# Heat pressed patches for hats?



## skram251 (Mar 19, 2014)

Looking at ordering some heat press patches to apply to snapback hats. Wondering if anyone had experience with this and the results. Some hats will have seam and some will not. Worried about press leaving marks on hat, patches not staying etc. These will be regular snapback yuupong style hats. Not foam truckers. any info is greatly appreciated.

Also, the other option is to find someone that can sew the patches on if anyone has a source for that. Thanks


----------



## tfalk (Apr 3, 2008)

Anyone with a sewing machine can sew patches onto a hat. For an embroidery machine, by the time you hoop the hat, load it on the machine, position it correctly and stitch it, for what, $1/hat? Yes, I had someone offer me that and they thought they were being generous.... Even after I showed them how much time it actually took...
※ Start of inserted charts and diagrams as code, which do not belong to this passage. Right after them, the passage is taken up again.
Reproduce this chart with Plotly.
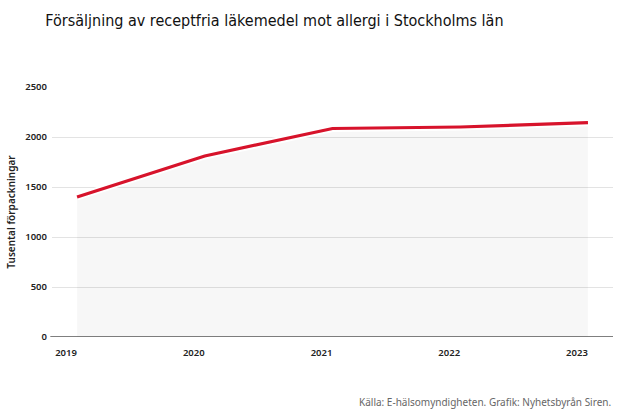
import plotly.graph_objects as go

years = [2019, 2020, 2021, 2022, 2023]
values = [1400, 1810, 2085, 2100, 2143]
y_ticks = [0, 500, 1000, 1500, 2000, 2500]

title = "Försäljning av receptfria läkemedel mot allergi i Stockholms län"
y_title = "Tusental förpackningar"
source = "Källa: E-hälsomyndigheten. Grafik: Nyhetsbyrån Siren."

fig = go.Figure()
fig.add_trace(go.Scatter(x=years, y=values, mode="lines", fill="tozeroy",
                         fillcolor="rgba(0,0,0,0.03)",
                         line=dict(color="white", width=7), hoverinfo="skip"))
fig.add_trace(go.Scatter(x=years, y=values, mode="lines",
                         line=dict(color="#d7132b", width=3.2)))

fig.update_layout(
    width=620, height=413,
    margin=dict(l=52, r=7, t=87, b=76),
    paper_bgcolor="white", plot_bgcolor="white",
    showlegend=False,
    title=dict(text=title, x=0.073, xanchor="left", y=0.95, yanchor="middle",
               font=dict(family="DejaVu Sans Condensed, DejaVu Sans",
                         size=16, color="#111")),
    xaxis=dict(range=[2018.804, 2023.196], tickvals=years, ticktext=[str(y) for y in years],
               showgrid=False, zeroline=False, showline=False, ticks="",
               ticklabelshift=-11, ticklabelstandoff=8, automargin=False,
               tickfont=dict(family="Noto Sans", size=9.5, color="#222", weight=600)),
    yaxis=dict(range=[0, 2500], tickvals=y_ticks, showgrid=True, gridcolor="#e3e3e3",
               gridwidth=1, zeroline=False, showline=False, ticks="",
               ticklabelstandoff=4, automargin=False,
               tickfont=dict(family="Noto Sans", size=9.5, color="#222", weight=600),
               title=dict(text=y_title, standoff=7,
                          font=dict(family="Noto Sans", size=10, color="#222", weight=600))),
    annotations=[dict(text=source, x=1, xref="paper", xanchor="right",
                      y=-0.26, yref="paper", yanchor="middle", showarrow=False,
                      font=dict(family="Noto Sans", size=10, color="#666"))],
)
# zero baseline
fig.add_shape(type="line", xref="x domain", yref="y", x0=-0.003, x1=1, y0=0, y1=0,
              line=dict(color="#555", width=1.5))
fig.write_html("out.html", config={"displayModeBar": False},
               post_script="document.body.style.margin='0';")
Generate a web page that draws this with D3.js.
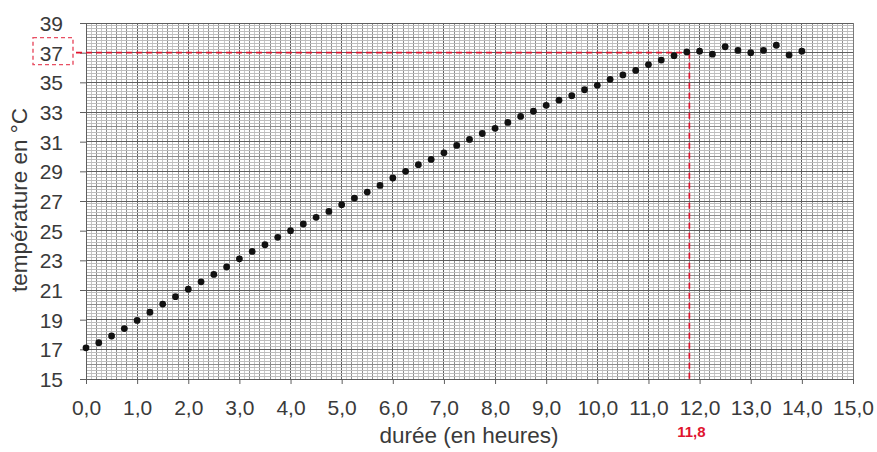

Heat press will be much faster/simpler but I don't know how well they would hold up...


----------



## StellarApparel (Feb 16, 2009)

Patches can be ordered with a heatseal backing which is a glue that can be heated up pressed to the cap using high heat and pressure for about 20 seconds, we provide custom patches and also do the press work...


----------



## mrvixx (Jan 13, 2009)

I do these all the time. I order from Penn Emblem. You do get press marks but not too bad. I use a polyester fabric to cover the top. The stalhs silicon flexible cover sheet may be a good investment.


----------



## skram251 (Mar 19, 2014)

Thanks guys. Got a local person that is willing to sew them.


----------